Wacka reminded me that it was now just a week until he was due to give his valedictory speech in parliament. Like O’Dwyer, he had chosen to leave at the federal election after a decade in politics. To celebrate his time on Capital Circle, he had organised a party. ‘It’s Wacka’s shout,’ he said.

And so, on 13 February, Senator Williams stood up to the speaker’s podium to give his final speech.

The gallery was packed. Watching from the seats open to the public was Commonwealth Bank’s Matt Comyn, who had struck up a relationship with the senator after rising to the role of chief executive. Comyn had even visited the farm. A few seats to his left was whistle-blower Jeff Morris, who had exposed the financial planning scandal at CBA. A few benches over from Morris sat ASIC deputy chair Daniel Crennan, the man now tasked with taking companies to court. Adele Ferguson, responsible for much of the groundbreaking reporting into financial sector misconduct, was sitting close by.

‘People might think I am the banks’ enemy,’ Wacka said. ‘No, I am not. Often I say the bank has got it wrong but many, many times I say the customer has got it wrong as well. I have worked closely with the banks.’
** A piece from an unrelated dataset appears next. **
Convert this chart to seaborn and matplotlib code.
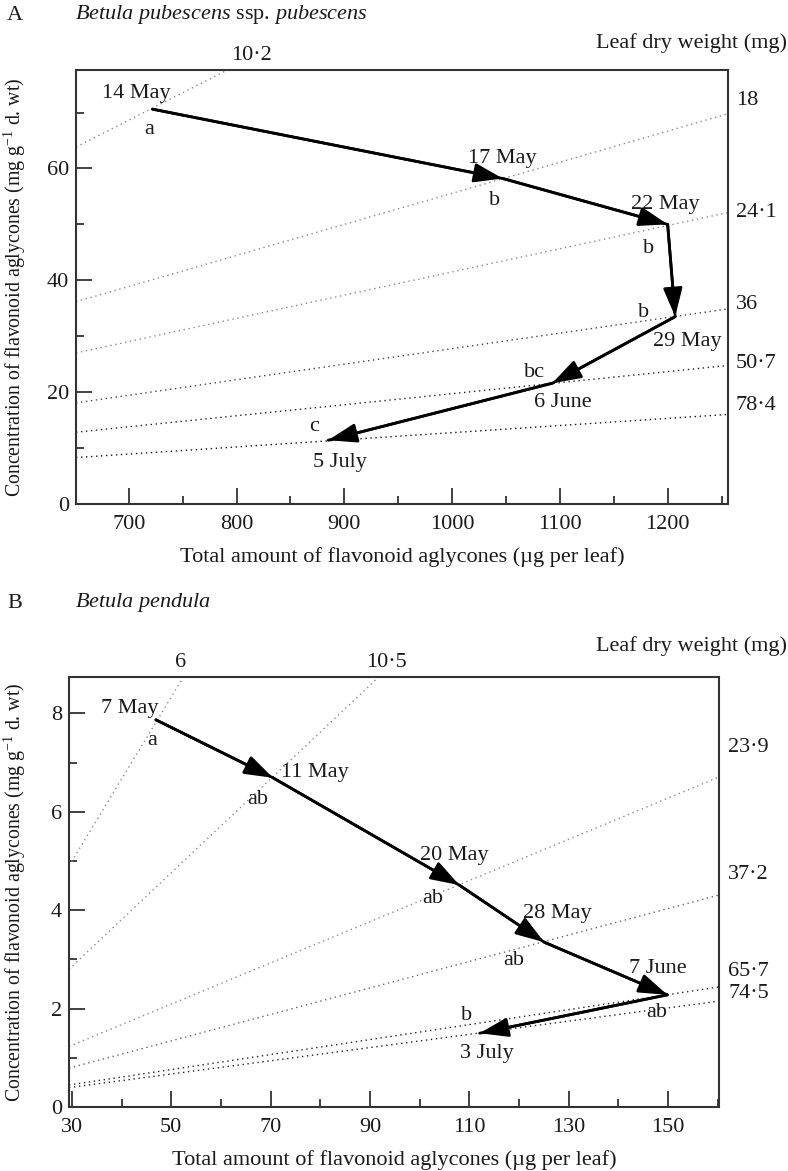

The crowning achievement of his time in parliament was the Royal Commission into Misconduct in the Banking, Superannuation and Financial Services Industry. ‘It is a bit sad to see the politics being played but if both sides of the chamber had listened to that recommendation in those days in 2014 we would have achieved a lot more a lot sooner,’ he said. ‘However, as they say, better late than never.’

While Wacka was never right on every issue, he carried himself in a manner that showed he fundamentally respected the work of those on the opposite side of the fence to him. ‘The one sad thing about the Senate is that it works a lot better than the public thinks. When the public looks at the TV they see hand grenades being thrown around the chamber, a bitter atmosphere,’ he said. ‘It is not like that at all. We work close together on committee work and have achieved so much.’

Standing in the Senate courtyard after he had received a standing ovation for his time in parliament, Wacka was surrounded by bankers he had pushed onto the witness stand, regulators he had shamed into action through his dogged pursuit of accountability, and members of each parliamentary party who admired his honest, matter-of-fact approach to solving issues.

It was easy to feel that sometimes things do work out for the best. Perhaps, yes, things have changed.